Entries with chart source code
----------------------------------------
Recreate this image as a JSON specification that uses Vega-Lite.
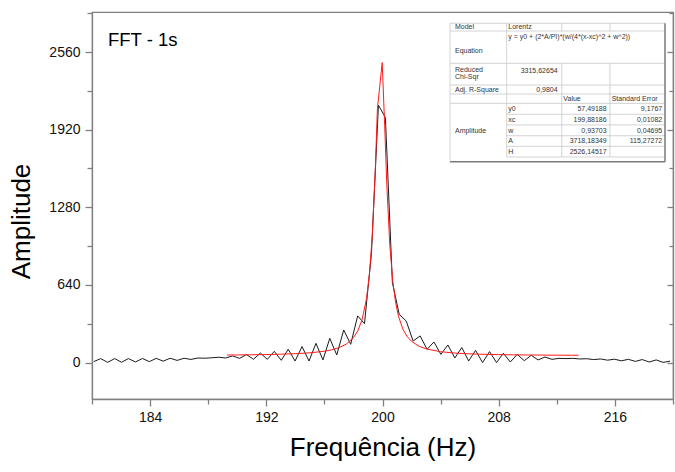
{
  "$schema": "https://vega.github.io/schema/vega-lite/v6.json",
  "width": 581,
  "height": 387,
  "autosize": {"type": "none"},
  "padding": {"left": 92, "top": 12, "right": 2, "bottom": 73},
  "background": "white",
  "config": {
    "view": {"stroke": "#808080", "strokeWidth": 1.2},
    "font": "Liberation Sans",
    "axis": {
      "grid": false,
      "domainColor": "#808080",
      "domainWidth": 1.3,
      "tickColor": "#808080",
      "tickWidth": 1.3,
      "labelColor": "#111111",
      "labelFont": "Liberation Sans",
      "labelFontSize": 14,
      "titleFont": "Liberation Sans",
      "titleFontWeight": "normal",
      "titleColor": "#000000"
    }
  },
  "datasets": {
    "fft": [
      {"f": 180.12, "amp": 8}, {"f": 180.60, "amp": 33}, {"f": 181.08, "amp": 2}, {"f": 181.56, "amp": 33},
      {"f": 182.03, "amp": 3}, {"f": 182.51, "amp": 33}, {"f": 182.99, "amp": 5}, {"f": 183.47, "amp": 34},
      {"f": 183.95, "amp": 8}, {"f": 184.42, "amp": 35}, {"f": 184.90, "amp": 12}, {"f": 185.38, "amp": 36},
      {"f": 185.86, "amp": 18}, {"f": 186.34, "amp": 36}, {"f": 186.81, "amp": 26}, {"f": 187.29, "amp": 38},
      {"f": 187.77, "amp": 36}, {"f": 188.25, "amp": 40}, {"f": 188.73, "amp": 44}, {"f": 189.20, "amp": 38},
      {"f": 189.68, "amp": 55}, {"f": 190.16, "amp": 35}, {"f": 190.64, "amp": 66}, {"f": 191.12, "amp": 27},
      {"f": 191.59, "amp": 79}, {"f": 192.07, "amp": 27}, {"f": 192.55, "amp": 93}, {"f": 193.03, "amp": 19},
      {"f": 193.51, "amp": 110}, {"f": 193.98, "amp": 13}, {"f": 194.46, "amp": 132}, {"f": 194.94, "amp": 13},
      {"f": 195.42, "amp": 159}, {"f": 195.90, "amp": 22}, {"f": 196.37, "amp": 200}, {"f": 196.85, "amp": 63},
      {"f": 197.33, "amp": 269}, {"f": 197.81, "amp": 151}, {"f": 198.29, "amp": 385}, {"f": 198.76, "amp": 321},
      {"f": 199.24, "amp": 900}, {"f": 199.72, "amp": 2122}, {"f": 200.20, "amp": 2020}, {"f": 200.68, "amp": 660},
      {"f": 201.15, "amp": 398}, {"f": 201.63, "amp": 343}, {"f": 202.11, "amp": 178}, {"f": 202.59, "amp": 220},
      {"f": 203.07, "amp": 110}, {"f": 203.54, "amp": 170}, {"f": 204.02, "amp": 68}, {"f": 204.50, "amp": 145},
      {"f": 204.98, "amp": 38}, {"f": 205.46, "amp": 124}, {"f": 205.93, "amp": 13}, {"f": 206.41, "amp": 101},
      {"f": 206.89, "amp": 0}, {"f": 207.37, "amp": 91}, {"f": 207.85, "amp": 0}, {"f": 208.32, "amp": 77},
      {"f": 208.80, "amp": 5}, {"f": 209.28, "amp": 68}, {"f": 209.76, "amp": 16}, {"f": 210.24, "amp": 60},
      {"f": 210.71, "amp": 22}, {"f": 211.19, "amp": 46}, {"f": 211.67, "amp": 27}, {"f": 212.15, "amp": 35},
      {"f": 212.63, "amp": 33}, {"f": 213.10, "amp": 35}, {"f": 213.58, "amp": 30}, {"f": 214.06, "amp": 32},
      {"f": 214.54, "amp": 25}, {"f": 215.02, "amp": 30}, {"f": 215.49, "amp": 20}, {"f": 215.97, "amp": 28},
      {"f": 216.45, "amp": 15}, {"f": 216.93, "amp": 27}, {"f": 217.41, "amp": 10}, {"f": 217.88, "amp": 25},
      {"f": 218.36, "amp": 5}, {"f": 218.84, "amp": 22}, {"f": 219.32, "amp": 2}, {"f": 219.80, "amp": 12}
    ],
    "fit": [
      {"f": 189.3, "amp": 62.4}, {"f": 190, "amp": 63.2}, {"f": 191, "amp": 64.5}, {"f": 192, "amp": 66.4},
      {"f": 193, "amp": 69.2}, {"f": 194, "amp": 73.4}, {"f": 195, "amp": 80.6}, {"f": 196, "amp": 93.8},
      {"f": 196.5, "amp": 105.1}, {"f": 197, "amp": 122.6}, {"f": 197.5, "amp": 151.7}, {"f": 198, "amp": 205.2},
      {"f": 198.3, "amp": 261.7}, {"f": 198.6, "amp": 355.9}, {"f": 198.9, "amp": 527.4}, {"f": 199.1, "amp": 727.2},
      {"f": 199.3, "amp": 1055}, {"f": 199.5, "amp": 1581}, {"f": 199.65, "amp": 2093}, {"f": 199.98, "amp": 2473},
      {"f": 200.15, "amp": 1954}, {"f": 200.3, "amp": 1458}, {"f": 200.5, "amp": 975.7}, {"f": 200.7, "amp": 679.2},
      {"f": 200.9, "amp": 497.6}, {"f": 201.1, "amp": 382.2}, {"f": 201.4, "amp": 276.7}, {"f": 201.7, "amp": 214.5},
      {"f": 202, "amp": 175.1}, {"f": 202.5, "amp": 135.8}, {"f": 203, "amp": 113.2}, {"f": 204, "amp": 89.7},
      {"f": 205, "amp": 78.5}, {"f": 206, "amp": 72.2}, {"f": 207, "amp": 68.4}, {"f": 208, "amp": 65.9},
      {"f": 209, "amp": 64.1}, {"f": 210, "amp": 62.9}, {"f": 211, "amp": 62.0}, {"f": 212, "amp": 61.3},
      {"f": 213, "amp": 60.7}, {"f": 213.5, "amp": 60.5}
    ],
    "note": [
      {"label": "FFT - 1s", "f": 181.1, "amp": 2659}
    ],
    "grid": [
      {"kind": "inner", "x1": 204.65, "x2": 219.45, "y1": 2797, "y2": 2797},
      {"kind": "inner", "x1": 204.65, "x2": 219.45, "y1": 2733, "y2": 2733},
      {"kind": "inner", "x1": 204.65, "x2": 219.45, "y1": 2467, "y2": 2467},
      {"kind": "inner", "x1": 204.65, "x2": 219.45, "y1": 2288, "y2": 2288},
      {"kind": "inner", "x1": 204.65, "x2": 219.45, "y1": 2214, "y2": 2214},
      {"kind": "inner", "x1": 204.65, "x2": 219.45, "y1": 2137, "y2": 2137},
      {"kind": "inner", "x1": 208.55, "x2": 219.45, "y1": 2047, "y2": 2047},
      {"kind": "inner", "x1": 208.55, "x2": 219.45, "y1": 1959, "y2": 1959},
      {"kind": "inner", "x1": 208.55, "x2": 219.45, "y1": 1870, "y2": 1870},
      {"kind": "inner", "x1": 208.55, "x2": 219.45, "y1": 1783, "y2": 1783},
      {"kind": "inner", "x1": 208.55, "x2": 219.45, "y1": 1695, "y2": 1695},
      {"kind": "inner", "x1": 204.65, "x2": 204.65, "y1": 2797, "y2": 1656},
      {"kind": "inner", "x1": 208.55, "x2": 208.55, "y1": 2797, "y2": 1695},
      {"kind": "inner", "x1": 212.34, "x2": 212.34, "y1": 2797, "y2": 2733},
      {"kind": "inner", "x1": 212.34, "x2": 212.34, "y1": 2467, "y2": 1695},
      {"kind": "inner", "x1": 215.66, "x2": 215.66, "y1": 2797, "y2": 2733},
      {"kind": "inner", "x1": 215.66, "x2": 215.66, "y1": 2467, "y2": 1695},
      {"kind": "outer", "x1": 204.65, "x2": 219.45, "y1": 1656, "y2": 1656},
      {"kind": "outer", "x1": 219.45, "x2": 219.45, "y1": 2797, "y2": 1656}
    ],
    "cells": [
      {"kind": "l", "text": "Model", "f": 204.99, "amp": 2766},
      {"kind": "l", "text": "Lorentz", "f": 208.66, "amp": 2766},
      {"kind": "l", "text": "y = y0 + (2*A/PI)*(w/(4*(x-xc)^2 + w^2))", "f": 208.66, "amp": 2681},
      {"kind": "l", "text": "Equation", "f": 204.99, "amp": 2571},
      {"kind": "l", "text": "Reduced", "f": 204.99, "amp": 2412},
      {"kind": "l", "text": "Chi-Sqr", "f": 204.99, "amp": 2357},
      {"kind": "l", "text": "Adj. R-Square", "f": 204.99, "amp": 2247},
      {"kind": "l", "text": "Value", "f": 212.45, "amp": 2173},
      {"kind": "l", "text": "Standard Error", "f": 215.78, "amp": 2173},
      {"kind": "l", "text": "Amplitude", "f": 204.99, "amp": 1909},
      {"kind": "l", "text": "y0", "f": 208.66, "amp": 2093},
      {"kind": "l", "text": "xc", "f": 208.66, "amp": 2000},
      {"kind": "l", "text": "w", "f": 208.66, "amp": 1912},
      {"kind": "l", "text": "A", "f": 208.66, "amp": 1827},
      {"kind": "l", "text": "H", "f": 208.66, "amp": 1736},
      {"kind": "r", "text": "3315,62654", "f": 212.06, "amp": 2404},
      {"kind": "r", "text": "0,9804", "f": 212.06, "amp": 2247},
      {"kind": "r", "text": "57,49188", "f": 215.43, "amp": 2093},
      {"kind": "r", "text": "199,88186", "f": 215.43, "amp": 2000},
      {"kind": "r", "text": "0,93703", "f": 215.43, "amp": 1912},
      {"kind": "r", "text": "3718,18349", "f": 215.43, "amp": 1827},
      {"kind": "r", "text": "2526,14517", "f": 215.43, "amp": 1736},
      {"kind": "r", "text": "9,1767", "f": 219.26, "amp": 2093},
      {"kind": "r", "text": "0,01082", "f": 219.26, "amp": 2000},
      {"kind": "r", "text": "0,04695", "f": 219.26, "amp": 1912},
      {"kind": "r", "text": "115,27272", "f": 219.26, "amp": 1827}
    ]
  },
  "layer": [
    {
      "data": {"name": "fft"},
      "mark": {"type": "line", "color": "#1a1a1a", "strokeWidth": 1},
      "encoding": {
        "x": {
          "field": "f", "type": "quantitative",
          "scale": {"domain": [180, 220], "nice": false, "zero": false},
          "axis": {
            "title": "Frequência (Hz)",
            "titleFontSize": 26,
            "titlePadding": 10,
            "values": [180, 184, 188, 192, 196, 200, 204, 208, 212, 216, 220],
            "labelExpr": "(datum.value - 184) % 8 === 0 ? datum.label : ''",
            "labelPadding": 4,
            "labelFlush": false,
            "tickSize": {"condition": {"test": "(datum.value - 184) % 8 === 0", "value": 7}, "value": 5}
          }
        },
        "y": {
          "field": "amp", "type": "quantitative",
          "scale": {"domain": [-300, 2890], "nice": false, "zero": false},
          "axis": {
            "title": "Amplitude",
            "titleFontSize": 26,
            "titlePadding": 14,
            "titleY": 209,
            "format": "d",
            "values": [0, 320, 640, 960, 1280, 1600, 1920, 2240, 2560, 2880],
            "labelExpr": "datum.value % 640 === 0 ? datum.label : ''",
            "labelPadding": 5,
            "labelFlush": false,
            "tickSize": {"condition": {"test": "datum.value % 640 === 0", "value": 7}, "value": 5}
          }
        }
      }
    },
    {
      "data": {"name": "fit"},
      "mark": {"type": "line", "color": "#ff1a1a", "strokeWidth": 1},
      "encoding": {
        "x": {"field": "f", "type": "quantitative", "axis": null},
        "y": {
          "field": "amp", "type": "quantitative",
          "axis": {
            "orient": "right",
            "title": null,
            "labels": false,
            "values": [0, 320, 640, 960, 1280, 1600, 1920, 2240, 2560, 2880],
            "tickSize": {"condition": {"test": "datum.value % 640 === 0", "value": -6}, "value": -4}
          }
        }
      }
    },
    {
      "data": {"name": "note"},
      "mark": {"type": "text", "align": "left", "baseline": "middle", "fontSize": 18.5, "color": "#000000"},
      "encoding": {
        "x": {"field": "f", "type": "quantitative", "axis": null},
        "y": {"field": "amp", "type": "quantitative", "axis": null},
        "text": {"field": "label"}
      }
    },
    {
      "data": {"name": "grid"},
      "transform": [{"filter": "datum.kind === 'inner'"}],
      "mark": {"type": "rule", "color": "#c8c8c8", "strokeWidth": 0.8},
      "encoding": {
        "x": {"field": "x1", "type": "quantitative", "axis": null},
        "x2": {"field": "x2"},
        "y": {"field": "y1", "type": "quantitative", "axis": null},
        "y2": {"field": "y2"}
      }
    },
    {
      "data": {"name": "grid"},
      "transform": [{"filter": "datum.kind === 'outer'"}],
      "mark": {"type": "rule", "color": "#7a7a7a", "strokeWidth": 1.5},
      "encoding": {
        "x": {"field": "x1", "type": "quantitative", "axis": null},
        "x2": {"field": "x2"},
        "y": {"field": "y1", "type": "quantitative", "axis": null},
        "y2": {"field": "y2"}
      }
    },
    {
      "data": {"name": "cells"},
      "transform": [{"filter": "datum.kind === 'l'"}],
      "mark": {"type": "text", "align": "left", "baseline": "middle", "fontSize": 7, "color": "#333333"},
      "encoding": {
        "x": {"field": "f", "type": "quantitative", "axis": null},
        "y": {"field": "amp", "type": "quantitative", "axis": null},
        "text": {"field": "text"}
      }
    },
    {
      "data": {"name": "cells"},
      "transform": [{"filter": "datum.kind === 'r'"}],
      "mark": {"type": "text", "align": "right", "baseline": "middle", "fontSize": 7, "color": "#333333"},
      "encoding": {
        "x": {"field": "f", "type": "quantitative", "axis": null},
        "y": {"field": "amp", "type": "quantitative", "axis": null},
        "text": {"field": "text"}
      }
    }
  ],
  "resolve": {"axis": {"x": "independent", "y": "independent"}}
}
----------------------------------------
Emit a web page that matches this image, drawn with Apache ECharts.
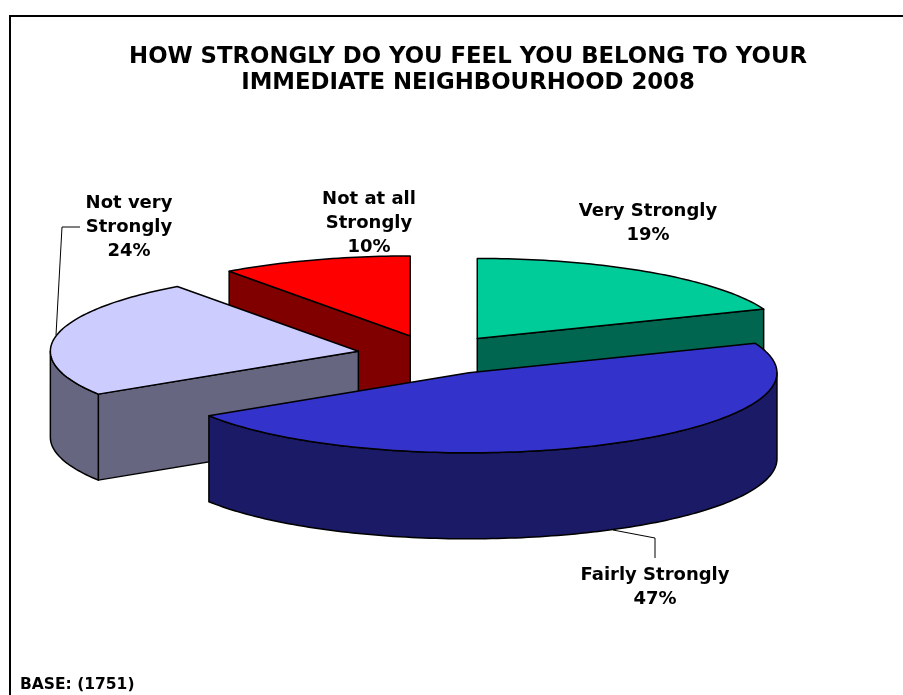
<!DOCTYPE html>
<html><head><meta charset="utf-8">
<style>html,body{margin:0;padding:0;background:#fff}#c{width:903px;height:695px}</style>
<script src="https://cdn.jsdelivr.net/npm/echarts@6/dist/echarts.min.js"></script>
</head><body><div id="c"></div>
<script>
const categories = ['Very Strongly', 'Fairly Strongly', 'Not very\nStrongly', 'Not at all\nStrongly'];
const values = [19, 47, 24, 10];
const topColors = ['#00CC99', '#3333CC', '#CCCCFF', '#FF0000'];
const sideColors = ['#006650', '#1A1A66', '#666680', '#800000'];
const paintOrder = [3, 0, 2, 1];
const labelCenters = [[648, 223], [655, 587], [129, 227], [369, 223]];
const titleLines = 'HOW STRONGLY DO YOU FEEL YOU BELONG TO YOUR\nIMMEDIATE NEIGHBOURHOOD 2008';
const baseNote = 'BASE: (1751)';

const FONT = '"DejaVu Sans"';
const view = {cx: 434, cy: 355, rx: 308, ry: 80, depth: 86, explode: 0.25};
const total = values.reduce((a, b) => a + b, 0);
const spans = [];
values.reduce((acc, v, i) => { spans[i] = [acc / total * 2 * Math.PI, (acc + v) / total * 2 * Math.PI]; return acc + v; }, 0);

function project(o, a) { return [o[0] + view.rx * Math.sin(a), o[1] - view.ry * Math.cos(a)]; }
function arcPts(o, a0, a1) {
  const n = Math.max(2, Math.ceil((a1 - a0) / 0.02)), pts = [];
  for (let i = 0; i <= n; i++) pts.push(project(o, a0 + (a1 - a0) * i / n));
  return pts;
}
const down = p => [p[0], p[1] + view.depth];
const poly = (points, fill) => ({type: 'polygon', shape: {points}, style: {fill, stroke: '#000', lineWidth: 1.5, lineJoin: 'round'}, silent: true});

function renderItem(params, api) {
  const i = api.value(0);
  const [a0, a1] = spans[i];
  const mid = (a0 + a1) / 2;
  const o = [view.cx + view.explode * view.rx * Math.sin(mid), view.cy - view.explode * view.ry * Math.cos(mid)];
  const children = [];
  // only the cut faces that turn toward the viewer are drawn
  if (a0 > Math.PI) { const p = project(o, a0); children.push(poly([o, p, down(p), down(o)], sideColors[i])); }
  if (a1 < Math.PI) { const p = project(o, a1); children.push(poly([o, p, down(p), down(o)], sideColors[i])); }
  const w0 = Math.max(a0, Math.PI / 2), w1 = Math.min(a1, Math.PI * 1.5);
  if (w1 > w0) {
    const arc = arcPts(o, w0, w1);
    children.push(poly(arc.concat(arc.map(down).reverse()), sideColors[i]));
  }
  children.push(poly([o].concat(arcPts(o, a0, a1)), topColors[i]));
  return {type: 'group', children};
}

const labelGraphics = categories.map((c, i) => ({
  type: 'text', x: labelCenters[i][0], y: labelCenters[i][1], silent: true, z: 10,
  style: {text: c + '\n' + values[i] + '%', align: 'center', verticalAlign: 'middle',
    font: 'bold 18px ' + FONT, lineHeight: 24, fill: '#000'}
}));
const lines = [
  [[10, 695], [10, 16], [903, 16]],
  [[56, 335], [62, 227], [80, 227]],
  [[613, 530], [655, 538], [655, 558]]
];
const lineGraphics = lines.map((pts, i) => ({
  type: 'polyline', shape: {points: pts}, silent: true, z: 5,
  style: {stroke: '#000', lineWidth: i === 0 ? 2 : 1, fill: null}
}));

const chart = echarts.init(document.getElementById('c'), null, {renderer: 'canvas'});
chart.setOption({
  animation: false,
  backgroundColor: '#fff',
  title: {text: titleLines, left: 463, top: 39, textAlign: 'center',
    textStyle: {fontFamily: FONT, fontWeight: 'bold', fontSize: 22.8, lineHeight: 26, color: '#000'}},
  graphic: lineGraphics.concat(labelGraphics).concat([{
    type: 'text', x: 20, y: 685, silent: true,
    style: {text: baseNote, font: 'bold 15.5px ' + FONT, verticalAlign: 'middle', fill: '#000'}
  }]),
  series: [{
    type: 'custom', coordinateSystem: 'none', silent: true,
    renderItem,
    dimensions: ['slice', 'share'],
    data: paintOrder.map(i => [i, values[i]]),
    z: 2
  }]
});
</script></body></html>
----------------------------------------
Brief: Identify every line above that includes the word "image", and show those lines.

Output of the task:
Recreate this image as a JSON specification that uses Vega-Lite.
Emit a web page that matches this image, drawn with Apache ECharts.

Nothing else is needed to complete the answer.